Di lantai atas, dilengkapi dengan berbagai macam aset sejarah media seperti rekaman gerhana matahari total, mesin ketik Bakrie Soeriatmadja, Portable Mixer, Microfilm, yakni alat pemindai objek berupa koran atau majalah kuno untuk diubah ke dalam bentuk negatif film berukuran mikro untuk didokumentasikan. Kemudian ada juga Plat cetakan perdana koran Kedaulatan Rakyat, Baju wartawan Hendro Subroto yakni wartawan perang yang meliput integrasi Timor Timur ke Indonesia.
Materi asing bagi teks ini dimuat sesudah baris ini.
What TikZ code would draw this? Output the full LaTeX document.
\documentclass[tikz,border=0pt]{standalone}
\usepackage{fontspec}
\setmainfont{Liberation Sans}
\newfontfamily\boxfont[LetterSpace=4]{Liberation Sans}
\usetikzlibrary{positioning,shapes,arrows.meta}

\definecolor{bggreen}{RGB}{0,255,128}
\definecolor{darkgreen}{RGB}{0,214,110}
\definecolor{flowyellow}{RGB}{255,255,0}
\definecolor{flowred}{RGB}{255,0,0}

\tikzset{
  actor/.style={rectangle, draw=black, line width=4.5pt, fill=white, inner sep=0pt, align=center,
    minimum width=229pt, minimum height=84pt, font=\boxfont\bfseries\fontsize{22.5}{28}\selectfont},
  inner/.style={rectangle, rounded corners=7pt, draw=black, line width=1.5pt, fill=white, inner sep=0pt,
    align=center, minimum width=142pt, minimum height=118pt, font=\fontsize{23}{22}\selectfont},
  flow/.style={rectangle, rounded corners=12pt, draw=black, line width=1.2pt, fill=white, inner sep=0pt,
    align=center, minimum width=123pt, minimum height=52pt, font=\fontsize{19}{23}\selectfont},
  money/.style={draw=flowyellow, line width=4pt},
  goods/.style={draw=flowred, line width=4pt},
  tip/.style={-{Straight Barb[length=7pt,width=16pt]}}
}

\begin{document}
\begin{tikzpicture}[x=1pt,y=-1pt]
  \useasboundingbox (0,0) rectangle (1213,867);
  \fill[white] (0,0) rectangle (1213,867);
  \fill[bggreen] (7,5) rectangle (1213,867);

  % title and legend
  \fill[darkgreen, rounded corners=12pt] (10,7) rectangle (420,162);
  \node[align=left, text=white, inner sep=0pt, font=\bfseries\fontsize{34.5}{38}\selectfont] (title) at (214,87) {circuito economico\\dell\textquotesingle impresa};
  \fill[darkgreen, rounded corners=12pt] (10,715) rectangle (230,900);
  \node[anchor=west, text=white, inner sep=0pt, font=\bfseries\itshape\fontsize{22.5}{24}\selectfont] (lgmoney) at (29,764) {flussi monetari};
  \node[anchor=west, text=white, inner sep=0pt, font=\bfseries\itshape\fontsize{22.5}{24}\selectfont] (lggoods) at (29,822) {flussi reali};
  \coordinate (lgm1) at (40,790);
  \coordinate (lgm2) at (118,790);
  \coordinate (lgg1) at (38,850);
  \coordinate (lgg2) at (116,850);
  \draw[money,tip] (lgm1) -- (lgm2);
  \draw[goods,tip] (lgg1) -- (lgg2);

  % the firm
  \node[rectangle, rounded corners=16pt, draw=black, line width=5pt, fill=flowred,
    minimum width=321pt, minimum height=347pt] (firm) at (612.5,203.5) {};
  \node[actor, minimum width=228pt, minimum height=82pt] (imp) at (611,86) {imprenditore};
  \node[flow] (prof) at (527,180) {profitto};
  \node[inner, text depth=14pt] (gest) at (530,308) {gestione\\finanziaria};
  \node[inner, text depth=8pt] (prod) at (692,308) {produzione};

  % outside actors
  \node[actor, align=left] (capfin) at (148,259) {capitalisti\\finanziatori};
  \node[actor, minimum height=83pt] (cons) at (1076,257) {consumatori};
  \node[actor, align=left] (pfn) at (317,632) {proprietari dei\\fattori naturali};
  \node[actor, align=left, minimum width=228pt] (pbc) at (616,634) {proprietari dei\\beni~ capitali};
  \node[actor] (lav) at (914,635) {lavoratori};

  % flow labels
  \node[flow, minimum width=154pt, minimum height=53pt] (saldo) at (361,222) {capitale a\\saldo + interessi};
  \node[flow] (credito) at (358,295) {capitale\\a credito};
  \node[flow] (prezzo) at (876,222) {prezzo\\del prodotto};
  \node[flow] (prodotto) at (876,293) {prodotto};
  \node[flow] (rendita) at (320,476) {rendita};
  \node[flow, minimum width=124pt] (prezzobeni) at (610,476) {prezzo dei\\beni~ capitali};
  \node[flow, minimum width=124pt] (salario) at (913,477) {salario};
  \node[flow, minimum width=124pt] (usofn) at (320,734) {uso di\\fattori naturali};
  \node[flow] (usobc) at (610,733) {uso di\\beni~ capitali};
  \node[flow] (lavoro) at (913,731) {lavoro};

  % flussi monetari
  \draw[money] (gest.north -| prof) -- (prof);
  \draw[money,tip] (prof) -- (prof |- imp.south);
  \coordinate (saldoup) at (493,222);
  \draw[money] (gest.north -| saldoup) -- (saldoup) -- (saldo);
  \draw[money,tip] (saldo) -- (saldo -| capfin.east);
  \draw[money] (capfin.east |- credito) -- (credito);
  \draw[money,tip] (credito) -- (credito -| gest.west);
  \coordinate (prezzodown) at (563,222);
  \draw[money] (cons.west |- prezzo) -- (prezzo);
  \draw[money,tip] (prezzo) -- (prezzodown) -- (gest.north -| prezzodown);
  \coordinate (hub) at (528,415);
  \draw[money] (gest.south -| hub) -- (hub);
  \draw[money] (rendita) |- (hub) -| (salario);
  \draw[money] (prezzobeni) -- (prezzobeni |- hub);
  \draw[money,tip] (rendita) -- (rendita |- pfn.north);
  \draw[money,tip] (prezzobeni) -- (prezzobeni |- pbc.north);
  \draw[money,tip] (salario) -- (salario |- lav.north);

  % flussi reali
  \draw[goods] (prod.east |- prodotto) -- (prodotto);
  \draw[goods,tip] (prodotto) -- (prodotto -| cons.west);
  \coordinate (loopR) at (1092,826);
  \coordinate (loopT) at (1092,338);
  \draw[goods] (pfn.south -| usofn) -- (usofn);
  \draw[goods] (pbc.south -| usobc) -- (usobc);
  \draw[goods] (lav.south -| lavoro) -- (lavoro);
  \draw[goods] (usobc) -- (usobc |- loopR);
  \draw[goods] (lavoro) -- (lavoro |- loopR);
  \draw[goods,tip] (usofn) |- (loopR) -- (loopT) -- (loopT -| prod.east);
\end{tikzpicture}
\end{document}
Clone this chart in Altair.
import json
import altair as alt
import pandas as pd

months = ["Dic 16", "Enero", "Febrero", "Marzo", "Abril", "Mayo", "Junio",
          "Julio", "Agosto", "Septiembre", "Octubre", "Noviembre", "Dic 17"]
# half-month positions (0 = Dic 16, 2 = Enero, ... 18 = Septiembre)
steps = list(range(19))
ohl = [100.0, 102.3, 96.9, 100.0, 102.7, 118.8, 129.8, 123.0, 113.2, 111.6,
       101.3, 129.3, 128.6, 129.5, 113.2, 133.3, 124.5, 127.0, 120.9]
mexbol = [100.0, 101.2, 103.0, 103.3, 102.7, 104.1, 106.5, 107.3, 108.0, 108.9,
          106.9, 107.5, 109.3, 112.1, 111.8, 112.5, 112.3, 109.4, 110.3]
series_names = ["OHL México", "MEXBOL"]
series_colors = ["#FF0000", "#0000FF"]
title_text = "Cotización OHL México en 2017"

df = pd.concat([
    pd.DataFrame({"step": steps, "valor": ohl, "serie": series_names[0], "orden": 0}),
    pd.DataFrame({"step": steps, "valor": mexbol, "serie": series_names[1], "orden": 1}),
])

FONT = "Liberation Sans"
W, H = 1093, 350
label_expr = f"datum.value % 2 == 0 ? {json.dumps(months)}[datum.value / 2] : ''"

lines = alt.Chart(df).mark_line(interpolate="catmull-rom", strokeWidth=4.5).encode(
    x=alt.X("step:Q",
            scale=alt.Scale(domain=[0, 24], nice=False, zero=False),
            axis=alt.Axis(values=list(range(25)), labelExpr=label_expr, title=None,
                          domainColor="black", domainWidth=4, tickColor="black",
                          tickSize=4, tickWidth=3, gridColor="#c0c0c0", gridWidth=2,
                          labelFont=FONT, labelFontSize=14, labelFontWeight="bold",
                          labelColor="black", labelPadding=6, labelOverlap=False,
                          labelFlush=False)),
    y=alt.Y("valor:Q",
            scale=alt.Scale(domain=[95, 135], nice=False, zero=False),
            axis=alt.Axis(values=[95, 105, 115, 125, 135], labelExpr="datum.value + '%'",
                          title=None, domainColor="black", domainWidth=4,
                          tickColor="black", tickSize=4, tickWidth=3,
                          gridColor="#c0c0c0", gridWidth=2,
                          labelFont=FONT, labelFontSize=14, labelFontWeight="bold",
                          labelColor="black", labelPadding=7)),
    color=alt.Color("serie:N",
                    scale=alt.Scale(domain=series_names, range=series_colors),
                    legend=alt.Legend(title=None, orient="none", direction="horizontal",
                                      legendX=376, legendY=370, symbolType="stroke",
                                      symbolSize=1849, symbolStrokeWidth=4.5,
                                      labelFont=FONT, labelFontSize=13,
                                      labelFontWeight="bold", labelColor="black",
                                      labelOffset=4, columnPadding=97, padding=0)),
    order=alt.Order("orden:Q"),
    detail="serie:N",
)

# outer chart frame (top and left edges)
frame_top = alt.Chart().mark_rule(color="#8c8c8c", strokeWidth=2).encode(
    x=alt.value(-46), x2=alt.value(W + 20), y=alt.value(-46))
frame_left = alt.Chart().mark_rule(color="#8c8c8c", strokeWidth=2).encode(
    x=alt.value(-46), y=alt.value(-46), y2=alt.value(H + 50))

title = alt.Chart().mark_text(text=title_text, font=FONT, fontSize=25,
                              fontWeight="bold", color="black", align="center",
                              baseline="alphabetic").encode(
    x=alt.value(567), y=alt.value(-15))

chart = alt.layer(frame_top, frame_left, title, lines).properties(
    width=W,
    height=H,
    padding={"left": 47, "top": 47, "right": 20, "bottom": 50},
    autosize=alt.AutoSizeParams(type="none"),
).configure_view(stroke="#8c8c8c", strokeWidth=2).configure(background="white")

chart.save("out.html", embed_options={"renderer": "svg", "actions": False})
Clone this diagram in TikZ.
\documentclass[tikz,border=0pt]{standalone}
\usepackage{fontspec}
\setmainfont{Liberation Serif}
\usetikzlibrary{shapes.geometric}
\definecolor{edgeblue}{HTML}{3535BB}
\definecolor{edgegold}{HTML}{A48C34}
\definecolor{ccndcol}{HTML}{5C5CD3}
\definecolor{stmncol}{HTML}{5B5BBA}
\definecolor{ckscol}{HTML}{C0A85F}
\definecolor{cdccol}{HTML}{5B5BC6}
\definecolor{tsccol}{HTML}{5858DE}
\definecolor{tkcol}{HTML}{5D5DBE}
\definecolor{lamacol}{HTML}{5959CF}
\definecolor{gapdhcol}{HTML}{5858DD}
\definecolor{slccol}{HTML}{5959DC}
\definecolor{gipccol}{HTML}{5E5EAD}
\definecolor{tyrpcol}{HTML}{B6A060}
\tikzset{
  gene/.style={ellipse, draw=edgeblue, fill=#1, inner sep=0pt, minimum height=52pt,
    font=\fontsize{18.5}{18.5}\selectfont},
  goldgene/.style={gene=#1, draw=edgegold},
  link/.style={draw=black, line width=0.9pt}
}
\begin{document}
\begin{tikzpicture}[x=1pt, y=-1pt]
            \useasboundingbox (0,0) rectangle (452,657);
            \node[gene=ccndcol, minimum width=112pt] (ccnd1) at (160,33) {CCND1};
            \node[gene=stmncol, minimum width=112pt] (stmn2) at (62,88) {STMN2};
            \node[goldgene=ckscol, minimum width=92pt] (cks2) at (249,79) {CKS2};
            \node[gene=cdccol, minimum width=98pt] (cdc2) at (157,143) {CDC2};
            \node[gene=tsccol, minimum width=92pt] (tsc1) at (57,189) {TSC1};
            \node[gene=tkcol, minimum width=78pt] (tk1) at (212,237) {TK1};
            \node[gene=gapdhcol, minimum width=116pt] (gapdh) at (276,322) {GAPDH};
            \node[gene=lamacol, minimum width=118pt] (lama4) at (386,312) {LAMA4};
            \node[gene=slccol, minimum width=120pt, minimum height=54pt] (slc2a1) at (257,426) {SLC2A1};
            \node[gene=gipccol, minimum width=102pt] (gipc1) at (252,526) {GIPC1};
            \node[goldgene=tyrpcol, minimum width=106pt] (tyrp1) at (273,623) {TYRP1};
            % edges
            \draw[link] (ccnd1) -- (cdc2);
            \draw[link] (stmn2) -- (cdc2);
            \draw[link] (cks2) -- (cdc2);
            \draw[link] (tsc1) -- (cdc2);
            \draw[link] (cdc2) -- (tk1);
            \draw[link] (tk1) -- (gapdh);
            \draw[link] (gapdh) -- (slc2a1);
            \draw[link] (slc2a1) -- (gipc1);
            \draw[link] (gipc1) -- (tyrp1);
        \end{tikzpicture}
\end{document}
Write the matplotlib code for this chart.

Dilengkapi juga dengan Kenthongan Kyai Swara Gugah, yakni alat komunikasi tradisional yang digunakan di masa lalu, koleksi Bali Post, Telepon antar stasiun, Mesin ketik kuno buatan Amerika dan Jerman mulai dari tahun 1914 hingga tahun 1936, Kamera wartawan Udin, contoh-contoh majalah kuno, Pemancar radio kambing, kamera kuno, juga koleksi etnografi daerah Maluku.

FESTIVAL FILM SOLO
Selain kedua kunjungan utama tersebut, kami juga mengunjungi Institut Seni Indonesia untuk menyaksikan Festival Film Solo. Pada festival tersebut, seharusnya kami menyaksikan satu putaran yang terdiri dari tiga film. Namun karena kedatangan kami sedikit terlambat, kami hanya menyaksikan dua film terakhir dari tiga film dokumenter yang berjudul Blipblip, Diet Be4 Die, dan Damn It V. Ketiga  film tersebut disutradarai oleh Bani Nasution, Budi Pasadena, dan Alvin Ramandey. Festival tersebut cukup memukau karena jalan cerita yang unik, dan aktor yang mampu mendalami peran dengan baik.



PENUTUP
Ketiga tempat yang kami kunjungi mampu memperluas jendela informasi kami selaku mahasiswa mata kuliah sejarah ilmu komunikasi dan media semester dua. Kami berterima kasih atas diadakannya kunjungan ke  kota Solo. Semoga kunjungan tersebut mampu memotivasi kami agar mau mengeksplorasi lebih dalam lagi mengenai media dan komunikasi di Indonesia agar jauh lebih berkembang dari masa ke masa, dan manfaat dari kunjungan tersebut dapat mempermudah studi kami selanjutnya untuk mata kuliah sejarah ilmu komunikasi dan media.